Bank Al-Maghrib table sur un repli plus marqué après le pic de 6,1% atteint en 2023, avec une inflation ramenée à 1,3% en 2024, avant une légère remontée à 2,5% en 2025. L’OCDE, quant à elle, anticipe un retour à 2,3% en 2024, puis à 2,1% en 2025, misant sur la poursuite des réformes structurelles pour contenir durablement les pressions sur les prix. Il en va de même pour le déficit, où les estimations diffèrent sensiblement entre les projections.
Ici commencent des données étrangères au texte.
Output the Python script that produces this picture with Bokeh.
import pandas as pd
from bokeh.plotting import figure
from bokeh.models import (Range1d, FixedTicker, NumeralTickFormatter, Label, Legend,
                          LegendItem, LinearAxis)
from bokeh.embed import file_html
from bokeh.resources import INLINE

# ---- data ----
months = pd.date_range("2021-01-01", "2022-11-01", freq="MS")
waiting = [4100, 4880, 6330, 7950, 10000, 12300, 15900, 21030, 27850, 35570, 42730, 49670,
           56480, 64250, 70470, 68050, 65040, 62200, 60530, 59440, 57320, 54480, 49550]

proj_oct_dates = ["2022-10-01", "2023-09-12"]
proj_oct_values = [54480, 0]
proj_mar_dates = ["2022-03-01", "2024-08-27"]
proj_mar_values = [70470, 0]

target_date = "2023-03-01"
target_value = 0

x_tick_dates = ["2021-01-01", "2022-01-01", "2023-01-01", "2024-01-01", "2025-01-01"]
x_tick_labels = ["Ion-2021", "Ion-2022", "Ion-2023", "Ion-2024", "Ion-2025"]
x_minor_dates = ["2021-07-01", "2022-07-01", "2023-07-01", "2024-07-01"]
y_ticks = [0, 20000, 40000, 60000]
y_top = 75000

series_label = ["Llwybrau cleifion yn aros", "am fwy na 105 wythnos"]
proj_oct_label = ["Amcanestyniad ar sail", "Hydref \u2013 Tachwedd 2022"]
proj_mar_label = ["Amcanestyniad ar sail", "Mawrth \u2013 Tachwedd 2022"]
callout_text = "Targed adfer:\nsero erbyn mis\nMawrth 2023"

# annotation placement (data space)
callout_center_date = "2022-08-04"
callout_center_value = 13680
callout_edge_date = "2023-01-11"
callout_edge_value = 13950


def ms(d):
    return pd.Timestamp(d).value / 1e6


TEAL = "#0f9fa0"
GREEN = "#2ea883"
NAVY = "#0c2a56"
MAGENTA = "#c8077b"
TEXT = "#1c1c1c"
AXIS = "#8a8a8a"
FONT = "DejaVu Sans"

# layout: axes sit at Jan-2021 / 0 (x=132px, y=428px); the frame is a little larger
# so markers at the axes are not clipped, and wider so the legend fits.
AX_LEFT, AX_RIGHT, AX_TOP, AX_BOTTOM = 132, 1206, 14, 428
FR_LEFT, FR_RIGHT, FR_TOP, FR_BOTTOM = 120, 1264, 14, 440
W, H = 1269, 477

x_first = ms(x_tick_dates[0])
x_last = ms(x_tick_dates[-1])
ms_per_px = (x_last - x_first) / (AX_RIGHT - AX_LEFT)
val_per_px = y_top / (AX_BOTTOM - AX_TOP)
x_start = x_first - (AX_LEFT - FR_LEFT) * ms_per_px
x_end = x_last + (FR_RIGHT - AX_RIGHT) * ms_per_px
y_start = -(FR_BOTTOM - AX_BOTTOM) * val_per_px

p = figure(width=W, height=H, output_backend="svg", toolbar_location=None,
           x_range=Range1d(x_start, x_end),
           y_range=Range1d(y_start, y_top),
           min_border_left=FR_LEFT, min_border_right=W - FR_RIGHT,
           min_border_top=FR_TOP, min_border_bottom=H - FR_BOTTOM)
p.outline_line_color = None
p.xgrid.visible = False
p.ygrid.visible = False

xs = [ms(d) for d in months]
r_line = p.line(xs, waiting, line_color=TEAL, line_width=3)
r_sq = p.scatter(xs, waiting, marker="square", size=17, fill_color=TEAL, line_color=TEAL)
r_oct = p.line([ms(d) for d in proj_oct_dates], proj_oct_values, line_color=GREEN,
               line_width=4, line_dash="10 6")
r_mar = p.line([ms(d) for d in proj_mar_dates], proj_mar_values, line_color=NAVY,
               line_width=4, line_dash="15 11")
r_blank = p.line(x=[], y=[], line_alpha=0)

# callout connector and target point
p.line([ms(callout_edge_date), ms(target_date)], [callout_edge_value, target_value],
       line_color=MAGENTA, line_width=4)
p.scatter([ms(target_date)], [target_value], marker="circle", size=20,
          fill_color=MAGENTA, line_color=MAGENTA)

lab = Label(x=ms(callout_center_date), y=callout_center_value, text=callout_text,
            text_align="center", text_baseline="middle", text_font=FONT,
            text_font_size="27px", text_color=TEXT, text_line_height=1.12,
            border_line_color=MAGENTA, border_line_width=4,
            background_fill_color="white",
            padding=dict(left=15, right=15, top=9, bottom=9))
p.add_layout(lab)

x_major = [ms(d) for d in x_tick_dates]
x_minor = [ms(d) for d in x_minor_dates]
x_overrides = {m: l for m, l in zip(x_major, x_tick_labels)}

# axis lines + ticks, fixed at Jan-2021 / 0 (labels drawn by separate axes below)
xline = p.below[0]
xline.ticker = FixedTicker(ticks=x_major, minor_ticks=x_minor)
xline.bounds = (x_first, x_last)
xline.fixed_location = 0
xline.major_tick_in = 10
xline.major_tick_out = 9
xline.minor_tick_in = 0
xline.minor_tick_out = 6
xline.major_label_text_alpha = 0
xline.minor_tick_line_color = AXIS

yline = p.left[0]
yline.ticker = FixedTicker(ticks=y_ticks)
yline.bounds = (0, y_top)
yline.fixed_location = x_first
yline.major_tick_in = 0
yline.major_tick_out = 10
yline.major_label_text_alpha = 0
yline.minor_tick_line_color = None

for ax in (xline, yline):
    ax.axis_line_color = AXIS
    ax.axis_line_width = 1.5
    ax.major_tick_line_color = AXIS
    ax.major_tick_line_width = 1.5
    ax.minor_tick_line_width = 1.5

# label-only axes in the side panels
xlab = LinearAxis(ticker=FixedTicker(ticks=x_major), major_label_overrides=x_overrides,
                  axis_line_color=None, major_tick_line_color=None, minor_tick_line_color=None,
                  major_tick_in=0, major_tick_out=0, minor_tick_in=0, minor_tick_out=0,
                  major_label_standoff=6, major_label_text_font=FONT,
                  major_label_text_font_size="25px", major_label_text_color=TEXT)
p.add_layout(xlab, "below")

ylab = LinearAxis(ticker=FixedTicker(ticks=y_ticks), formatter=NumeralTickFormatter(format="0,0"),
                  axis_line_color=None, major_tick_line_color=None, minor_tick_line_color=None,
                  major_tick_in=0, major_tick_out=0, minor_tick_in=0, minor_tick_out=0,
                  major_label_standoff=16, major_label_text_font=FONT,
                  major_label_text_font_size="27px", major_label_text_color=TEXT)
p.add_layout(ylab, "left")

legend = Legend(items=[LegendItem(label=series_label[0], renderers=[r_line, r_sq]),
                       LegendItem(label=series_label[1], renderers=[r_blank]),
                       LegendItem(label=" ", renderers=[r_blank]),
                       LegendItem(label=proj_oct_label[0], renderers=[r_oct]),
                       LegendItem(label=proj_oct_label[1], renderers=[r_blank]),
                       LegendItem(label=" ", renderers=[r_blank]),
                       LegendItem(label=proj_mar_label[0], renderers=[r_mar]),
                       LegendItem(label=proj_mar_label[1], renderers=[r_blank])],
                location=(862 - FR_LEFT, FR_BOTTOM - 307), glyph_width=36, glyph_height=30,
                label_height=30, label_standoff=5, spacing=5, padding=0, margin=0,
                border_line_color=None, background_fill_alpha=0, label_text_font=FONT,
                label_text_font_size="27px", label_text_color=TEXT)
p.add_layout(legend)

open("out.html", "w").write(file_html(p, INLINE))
En effet, le ministère des Finances mise sur une réduction progressive, passant de 4% du PIB en 2024 à 3,5% en 2025, grâce à une meilleure gestion des finances publiques et à des réformes fiscales. Le FMI, pour sa part, projette un déficit plus modéré, mais anticipe un creusement des vulnérabilités extérieures, avec un déficit courant de 1,4% en 2024, s’élargissant à 2,2% en 2025.
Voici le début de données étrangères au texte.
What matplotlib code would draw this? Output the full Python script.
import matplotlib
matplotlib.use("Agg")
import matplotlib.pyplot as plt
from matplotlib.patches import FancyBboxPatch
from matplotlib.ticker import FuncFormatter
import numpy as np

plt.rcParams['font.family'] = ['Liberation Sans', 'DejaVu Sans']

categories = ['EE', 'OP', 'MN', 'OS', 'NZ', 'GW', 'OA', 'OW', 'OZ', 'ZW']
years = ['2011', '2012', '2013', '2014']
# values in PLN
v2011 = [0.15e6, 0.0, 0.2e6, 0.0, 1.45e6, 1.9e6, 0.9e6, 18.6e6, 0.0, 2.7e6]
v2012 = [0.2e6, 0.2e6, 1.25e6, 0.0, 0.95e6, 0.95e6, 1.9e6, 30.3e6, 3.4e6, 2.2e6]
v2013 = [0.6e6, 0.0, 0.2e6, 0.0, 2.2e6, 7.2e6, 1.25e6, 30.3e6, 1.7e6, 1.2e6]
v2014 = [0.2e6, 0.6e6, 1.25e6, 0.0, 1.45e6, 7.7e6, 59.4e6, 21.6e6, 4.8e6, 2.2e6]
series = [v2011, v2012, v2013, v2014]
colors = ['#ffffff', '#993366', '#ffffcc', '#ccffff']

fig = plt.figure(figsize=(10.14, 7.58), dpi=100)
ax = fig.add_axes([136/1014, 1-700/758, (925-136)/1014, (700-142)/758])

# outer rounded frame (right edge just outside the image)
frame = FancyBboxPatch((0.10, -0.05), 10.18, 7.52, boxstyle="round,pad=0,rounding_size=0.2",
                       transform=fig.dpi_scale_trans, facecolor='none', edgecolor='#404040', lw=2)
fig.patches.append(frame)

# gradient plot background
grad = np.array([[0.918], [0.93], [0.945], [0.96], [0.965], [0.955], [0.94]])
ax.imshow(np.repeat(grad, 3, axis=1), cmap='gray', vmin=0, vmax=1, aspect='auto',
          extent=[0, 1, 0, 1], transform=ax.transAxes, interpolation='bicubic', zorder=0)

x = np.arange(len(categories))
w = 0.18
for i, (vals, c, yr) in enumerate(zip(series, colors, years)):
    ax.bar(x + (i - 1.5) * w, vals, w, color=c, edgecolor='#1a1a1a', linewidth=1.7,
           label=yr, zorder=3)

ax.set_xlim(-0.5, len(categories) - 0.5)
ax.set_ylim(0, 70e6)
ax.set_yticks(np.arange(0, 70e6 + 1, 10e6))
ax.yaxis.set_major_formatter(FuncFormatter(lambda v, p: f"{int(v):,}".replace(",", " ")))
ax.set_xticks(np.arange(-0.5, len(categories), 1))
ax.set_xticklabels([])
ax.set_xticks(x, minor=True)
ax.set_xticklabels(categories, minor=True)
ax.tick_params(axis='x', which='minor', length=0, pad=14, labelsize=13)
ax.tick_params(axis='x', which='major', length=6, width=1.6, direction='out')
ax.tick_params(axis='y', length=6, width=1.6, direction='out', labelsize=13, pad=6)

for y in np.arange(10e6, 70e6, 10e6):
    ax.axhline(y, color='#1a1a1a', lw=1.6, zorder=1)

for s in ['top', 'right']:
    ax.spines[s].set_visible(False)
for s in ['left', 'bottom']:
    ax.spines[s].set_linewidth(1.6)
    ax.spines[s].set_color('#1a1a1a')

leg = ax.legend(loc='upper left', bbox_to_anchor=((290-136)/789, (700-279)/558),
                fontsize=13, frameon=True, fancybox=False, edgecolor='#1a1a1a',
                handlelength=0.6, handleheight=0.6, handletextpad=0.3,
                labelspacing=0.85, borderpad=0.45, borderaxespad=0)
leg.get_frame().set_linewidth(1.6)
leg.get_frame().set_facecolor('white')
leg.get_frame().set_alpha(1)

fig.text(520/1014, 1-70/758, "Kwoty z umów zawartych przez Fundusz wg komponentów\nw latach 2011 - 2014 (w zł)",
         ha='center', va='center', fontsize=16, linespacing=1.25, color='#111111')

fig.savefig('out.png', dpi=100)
Bank Al-Maghrib, plus prudente encore, anticipe un déficit courant de 1,4% en 2024, mais prévoit une aggravation plus marquée à 2,6% en 2025, en raison de l’augmentation des importations énergétiques. L’OCDE voit un rééquilibrage partiel grâce à une reprise des exportations, notamment dans les secteurs industriels, avec un déficit contenu à 1,4% en 2024, mais susceptible d’évoluer en fonction des fluctuations des marchés internationaux.
Contexte d’incertitudes
Les divergences entre ces projections trouvent leur origine dans des paradigmes économiques distincts. Bank Al-Maghrib privilégie une lecture axée sur les dynamiques internes, en intégrant les fluctuations de la demande domestique et les aléas climatiques.
À l’inverse, le ministère des Finances table sur une reprise accélérée des secteurs productifs. De son côté, le FMI concentre son analyse sur les risques exogènes, tels que la volatilité des prix de l’énergie, tandis que l’OCDE adopte une approche de long terme, misant sur des réformes structurelles profondes et une plus grande intégration dans l’économie mondiale. Ces divergences d’approche soulignent la nécessité d’adopter une posture nuancée face aux multiples incertitudes.
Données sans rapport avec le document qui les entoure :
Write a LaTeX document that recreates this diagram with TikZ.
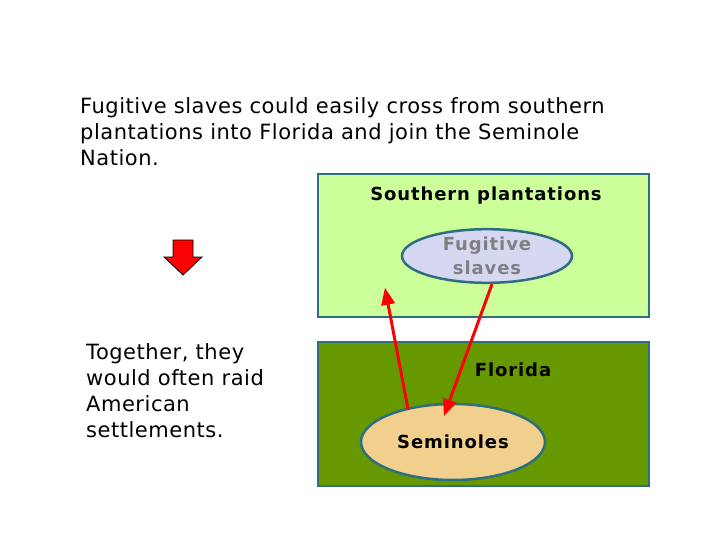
\documentclass[tikz,border=0pt]{standalone}
\usepackage{fontspec}
\setmainfont{DejaVu Sans}
\newfontfamily\widefont[LetterSpace=5]{DejaVu Sans}
\newfontfamily\bodyfont[LetterSpace=2.5]{DejaVu Sans}
\usepackage{tikz}
\usetikzlibrary{arrows,shapes.geometric}
\definecolor{paleleaf}{HTML}{CCFF99}
\definecolor{darkleaf}{HTML}{669900}
\definecolor{tealedge}{HTML}{2E6E7E}
\definecolor{lavender}{HTML}{D6D8F2}
\definecolor{sand}{HTML}{F0D08C}
\definecolor{slavegray}{HTML}{808080}

\begin{document}
\begin{tikzpicture}[x=1pt,y=-1pt]
\tikzset{region/.style={draw=tealedge,line width=2.5pt},
 label/.style={font=\widefont\bfseries\fontsize{18}{22}\selectfont},
 group/.style={ellipse,draw=tealedge,line width=2.5pt,inner sep=0pt,font=\widefont\bfseries\fontsize{18}{24}\selectfont,align=center},
 bodytext/.style={anchor=north west,align=left,inner sep=0pt,font=\bodyfont\fontsize{21}{26}\selectfont},
 crossing/.style={red,line width=3pt,-triangle 45}}
\useasboundingbox[fill=white] (0,0) rectangle (720,540);
\draw[region,fill=paleleaf] (318,174) rectangle (649,317);
\draw[region,fill=darkleaf] (318,342) rectangle (649,486);
\node[label] (south) at (486,196) {Southern plantations};
\node[label] (florida) at (513,370) {Florida};
\node[group,fill=lavender,text=slavegray,minimum width=170pt,minimum height=52pt] (slaves) at (487,256) {Fugitive\\slaves};
\node[group,fill=sand,minimum width=184pt,minimum height=76pt] (seminoles) at (453,442) {Seminoles};
\coordinate (upend) at (385,288);
\coordinate (downend) at (444,416);
\draw[crossing] (408,409) -- (upend);
\draw[crossing] (slaves.south) ++(5,0) -- (downend);
\node[bodytext] (intro) at (80,97) {Fugitive slaves could easily cross from southern\\plantations into Florida and join the Seminole\\Nation.};
\node[bodytext] (raid) at (86,343) {Together, they\\would often raid\\American\\settlements.};
\draw[fill=red,line width=0.8pt] (173,240) -- (193,240) -- (193,257) -- (202,257) -- (183,275) -- (164,257) -- (173,257) -- cycle;
\end{tikzpicture}
\end{document}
Dans ce contexte, le gouverneur de Bank Al-Maghrib défend la prudence comme une vertu essentielle.
«L’étiquette de conservateur qu’on nous attribue est souvent mal comprise. Nous approfondissons l’analyse au maximum, en pesant soigneusement le pour et le contre… S’ajoute à cela le fait que nos décisions sont prises chaque trimestre. D’ici décembre, nous mettrons tout sur la table et il apparaîtra clairement que notre prudence était justifiée».
Pour le wali de BAM, faire preuve de retenue s’avère nécessaire dans un contexte d’incertitudes économiques et géopolitiques
Abdellatif Jouahri
Wali de Bank Al-Maghrib
«Nous travaillons sur des sujets qui relèvent de sciences non exactes, et cela exige à la fois une grande humilité et une grande rigueur».
Les banques centrales et la «Pensée magique»
L’idée que les banques centrales exercent un contrôle absolu sur l’économie repose souvent sur une perception exagérée de leur pouvoir réel. Si elles jouent un rôle central en tant que prêteur en dernier ressort, leur influence directe sur des variables telles que l’inflation ou le chômage est bien plus limitée qu’on ne le pense.
Jean-Marc Daniel, économiste reconnu, nous explique que depuis la fin de la convertibilité-or en 1976, leur indépendance accrue a surtout renforcé leur visibilité médiatique.
«L’omnipotence des banques centrales est surtout médiatique. En réalité, leur rôle se limite à celui de prêteur en dernier ressort, garantissant aux banques commerciales la possibilité de se défaire de leurs créances douteuses en cas de crise. Mais elles n’ont aucune influence sur le chômage ou l’inflation, si ce n’est sur la désinflation. Leur succès médiatique reflète une forme de pensée magique et le désarroi des pouvoirs publics face aux attentes des populations».